I was born in a two room adobe house, 21 Dec 1909, at 8 PM, at 700 W. Broadway where lettuce packing sheds are now standing. The road was known as Creamery road because of a creamery not far from our house. My mother, Lola May Peppers, was 35 years old and my father, Augustus Barto O'Barr, was 47. I was the ninth child born to them. My father had been married to Sarah Francis Mulhildy Pollard and they had three children: Jessy Walter who died at 18 months of age, born in Greenbrier, Arkansas; and Andrew Franklin; they moved to Muldro, Oklahoma, where Joseph Henry was born and the mother died at his birth.
Father and mother married 18 Dec 1890. The following children were born to them in Atkins, Arkansas: Susan Idella, Benjamin Arthur, John Williams who lived one year, Lewis Austin, Dora Benton, and Parley Parker.
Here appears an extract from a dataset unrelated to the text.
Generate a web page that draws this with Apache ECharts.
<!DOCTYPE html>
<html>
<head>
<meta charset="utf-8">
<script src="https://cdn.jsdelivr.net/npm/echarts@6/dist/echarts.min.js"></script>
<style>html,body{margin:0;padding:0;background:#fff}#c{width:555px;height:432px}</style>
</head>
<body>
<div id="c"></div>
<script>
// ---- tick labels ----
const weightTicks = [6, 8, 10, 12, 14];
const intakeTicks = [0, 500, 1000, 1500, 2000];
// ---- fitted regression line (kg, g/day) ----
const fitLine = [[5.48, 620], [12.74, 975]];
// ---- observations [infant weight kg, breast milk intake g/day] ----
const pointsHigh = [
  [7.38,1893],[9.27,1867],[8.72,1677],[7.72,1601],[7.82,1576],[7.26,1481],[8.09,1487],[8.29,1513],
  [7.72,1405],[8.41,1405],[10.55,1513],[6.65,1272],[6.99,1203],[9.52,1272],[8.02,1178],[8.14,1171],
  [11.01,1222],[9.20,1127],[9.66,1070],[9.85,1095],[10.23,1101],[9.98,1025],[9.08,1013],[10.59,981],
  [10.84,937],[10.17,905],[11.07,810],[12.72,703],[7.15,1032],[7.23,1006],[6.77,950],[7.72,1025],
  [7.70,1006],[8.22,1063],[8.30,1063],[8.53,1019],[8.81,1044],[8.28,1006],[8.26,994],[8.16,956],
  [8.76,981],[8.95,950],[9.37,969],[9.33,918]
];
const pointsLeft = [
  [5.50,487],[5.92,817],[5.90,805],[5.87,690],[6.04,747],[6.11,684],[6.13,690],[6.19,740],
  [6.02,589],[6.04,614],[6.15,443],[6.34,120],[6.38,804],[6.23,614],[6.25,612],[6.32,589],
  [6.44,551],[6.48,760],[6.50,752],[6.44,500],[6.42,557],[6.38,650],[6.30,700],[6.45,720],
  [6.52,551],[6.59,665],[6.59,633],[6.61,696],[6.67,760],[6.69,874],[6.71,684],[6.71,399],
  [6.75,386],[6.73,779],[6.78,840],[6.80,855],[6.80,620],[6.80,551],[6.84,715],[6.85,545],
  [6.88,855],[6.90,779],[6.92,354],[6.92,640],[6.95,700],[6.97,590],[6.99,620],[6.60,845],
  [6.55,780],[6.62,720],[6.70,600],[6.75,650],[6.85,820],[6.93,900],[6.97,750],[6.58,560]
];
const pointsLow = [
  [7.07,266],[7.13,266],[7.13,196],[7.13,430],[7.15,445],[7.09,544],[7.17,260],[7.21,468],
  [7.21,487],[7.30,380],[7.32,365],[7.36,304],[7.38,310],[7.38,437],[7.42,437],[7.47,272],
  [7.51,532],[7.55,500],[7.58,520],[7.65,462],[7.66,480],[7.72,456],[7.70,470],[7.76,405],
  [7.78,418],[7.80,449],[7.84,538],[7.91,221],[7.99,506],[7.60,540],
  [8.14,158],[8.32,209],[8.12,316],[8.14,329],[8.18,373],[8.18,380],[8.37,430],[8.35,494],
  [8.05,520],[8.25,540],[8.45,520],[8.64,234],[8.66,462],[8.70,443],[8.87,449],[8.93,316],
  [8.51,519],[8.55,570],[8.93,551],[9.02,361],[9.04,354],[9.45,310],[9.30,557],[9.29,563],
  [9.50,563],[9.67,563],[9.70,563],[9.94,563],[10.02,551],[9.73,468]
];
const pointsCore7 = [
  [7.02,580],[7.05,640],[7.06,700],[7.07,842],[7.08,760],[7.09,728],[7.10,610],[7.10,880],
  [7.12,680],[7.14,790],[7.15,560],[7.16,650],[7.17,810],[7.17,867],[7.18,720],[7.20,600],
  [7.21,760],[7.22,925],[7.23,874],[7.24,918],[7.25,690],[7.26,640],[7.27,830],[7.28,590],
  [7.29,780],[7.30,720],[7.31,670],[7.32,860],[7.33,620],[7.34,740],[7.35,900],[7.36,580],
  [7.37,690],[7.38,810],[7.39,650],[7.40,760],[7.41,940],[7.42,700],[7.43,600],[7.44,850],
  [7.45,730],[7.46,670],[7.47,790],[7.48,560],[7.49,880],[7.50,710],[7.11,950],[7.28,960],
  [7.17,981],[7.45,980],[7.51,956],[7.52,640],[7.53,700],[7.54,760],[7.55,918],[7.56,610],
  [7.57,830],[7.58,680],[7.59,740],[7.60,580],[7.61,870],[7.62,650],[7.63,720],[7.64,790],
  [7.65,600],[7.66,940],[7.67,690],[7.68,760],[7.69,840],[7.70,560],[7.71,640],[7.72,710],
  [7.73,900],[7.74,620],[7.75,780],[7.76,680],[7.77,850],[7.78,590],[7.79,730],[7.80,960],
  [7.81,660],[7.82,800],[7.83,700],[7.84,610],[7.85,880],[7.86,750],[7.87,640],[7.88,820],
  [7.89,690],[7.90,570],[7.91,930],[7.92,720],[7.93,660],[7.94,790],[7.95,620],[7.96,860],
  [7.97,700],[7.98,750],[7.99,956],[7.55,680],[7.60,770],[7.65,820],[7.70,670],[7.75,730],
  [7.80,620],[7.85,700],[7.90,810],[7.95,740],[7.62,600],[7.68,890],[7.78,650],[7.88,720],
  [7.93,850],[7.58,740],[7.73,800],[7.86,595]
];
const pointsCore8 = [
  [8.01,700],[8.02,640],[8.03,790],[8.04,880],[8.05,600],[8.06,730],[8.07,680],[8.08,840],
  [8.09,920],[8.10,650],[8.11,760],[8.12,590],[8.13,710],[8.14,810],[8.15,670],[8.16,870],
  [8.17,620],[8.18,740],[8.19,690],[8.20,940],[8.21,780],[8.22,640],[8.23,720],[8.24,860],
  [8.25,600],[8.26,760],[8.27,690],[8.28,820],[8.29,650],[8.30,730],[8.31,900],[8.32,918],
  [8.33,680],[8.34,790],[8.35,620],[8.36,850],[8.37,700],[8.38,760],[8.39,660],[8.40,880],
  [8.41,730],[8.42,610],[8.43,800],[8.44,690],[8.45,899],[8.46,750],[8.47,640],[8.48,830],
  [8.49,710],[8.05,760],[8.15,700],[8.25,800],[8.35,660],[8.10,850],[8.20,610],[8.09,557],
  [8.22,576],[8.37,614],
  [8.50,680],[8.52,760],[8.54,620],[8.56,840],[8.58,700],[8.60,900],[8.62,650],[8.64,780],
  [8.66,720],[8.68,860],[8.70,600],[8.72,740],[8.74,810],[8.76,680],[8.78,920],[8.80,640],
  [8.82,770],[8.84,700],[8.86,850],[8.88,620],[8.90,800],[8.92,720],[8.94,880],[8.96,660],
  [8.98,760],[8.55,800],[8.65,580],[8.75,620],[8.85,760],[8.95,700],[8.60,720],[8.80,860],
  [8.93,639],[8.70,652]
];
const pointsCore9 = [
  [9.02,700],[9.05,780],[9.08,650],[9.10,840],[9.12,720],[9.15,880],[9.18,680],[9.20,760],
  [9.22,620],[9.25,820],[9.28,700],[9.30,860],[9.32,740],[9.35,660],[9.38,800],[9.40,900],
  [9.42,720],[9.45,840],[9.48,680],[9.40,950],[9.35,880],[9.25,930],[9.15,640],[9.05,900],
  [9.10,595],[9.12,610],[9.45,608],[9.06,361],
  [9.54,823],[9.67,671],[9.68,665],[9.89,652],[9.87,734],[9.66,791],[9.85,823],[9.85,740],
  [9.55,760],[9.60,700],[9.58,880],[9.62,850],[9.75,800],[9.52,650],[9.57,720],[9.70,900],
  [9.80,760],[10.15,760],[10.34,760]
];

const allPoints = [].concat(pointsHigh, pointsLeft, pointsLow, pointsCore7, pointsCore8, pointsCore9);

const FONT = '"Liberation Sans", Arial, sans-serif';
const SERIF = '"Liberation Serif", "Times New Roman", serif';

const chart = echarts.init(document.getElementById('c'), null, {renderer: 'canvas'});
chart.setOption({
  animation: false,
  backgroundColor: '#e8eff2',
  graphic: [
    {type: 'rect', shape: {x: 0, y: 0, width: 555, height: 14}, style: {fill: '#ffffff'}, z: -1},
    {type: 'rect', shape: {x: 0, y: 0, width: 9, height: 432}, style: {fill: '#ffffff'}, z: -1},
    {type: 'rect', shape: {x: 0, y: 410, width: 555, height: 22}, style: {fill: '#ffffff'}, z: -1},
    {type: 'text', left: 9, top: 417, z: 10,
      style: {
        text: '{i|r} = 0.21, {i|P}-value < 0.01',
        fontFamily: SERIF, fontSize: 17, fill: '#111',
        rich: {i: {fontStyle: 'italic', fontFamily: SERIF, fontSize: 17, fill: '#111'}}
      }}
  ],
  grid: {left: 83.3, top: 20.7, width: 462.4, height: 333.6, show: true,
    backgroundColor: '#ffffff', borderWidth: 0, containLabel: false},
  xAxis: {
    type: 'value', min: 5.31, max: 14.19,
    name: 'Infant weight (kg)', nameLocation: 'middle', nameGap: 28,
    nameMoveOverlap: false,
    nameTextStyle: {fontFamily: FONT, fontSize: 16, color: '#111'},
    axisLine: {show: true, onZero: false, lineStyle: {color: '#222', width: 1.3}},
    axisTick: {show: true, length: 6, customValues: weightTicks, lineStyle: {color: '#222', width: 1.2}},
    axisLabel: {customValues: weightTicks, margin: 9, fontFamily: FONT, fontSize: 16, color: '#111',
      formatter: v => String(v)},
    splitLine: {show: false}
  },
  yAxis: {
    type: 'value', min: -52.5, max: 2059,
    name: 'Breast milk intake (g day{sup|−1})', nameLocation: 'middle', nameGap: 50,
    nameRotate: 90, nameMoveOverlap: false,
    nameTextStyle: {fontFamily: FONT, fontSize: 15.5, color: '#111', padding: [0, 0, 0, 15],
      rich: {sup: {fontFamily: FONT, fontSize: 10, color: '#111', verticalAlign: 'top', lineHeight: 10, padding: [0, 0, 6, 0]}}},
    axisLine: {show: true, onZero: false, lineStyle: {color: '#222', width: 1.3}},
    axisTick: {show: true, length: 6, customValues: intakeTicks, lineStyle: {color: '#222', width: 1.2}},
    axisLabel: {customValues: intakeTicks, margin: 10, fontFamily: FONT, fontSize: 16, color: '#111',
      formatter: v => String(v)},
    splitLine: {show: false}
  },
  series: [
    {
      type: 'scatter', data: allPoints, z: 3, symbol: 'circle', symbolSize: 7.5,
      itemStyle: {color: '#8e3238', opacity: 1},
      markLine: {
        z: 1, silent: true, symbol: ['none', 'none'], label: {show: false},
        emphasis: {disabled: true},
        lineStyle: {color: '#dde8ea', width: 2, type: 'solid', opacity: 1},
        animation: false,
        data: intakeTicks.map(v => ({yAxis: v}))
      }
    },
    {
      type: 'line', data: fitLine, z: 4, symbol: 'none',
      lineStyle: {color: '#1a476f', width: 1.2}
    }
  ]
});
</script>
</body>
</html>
Then moving to Mesa, Arizona: Bertha Ann who lived one year, Alice Annette, and Augustus Barto. Then father died when I was two months old and mother married Andrew Benton Clevenger in Jan. 1913. They had three children, Ruth who died at birth and Lola Frances and Ernest Andrew Clevenger.
My first memories are of walking with my brother Arthur to the creamery to buy cheese for our family and whey to feed our pigs. I remember our horse Old Babe kicked me and broke my arm when I was four years old. A doctor Openshaw set it. I remember the excitement of buying new horses, a studebaker wagon and provisions for outfitting the family for a long trip to St. George, Utah to do temple work. This was in the spring of 1915. Kate and Neil were the horses, they pulled a light spring wagon, Babe pulled the four wheeled buggy, another horse was Old Blue.
Ida had married so didn't go with us. Those making the trip were my parents, Arthur, Lewis, Dora, Parley, Alice and myself. There were three other families, Cooper, Kaze, and Merrill. Each had several horse drawn vehicles. The first day's travel we followed along the rail road and arrived at the Phoenix Fairgrounds on W. McDowell. The second day took us to Peoria, third day to Morristown, fourth day to Wickenburg then through a desert of Josua trees which we would burn at night. We had a big canvas about 30 feet square. We would tie each corner up off the ground and make our beds on it. This kept the snakes and skunks etc. from bothering us, we often saw their tracks up to the canvas the next morning.
We averaged 20 miles a day, depending on the sand or mud, some days we made better milage. We cross the colorado river at Parker, on a ferry, called Griggs Ferry. The third or fourth day from the river we were out of water, the wells we found were dry. We unloaded the light wagon, put barrels in it and the older boys and the youngest team of horses went back after water. They took turns sleeping, it was a non stop trip. They brought enough water back that we made it into Las Vegas Nevada.
We camped at the edge of town and several kids came out and asked us when the circus was to begin. Sometimes we stayed a few days at the camps to repair equipment and buy supplies. We kids who were too small to help with making camp would explore the country. Old Ruster, our dog, would always accompany us. We would build little fires and roast ground squirrels which we killed with rocks. Parley and Paul Kaze got into an old mine and rode the ore car into it too far, they finally got out quite bruised and barely caught up with the wagon train as it was leaving.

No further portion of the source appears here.